Numbers of the fishermen, who have gambled away their hard-won summer’s wages, are forced thus to earn their winter’s maintenance. At this time the greater part of the fishers were Irishmen, the wildest characters man can conceive. Gambling and every vice was familiar to them. Their quarrelling and fighting never ceased, and even murders were sometimes perpetrated upon each other. St Patrick’s day is a scene of riot and debauchery unequalled in any town in Ireland.
I saw them myself march in line past an unfortunate man who had been killed in one of their feuds, and each man that passed him gave the inanimate body a blow, at the same time calling him by a term of abuse, significant of the party he had belonged to. It was unsafe to carry anything after nightfall. I have been attacked and forced to fight my way more than once. The respectable inhabitants are thus kept under a sort of bondage to this riotous race.

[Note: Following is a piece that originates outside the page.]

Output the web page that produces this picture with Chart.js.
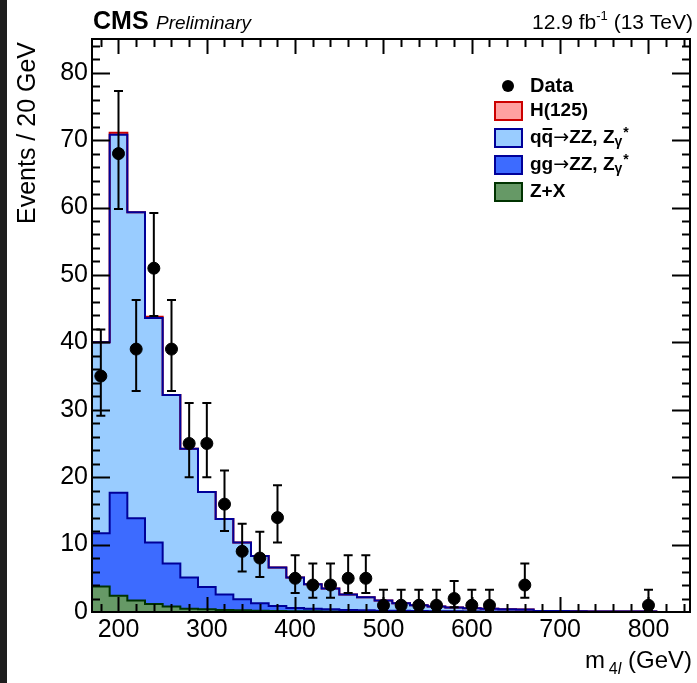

In the summer I was much annoyed by the mos-quitos and yellow nippers, a worse fly; for they bite cruelly. They make such a buzzing and noise at night I could not close an eye without my mosquito dose, that is, rum and spruce.
1 Batteau: a light, flat-bottomed river boat used widely in Canada.
2 Spruce: a kind of beer made from spruce (Picea) and sugar, and slightly fermented.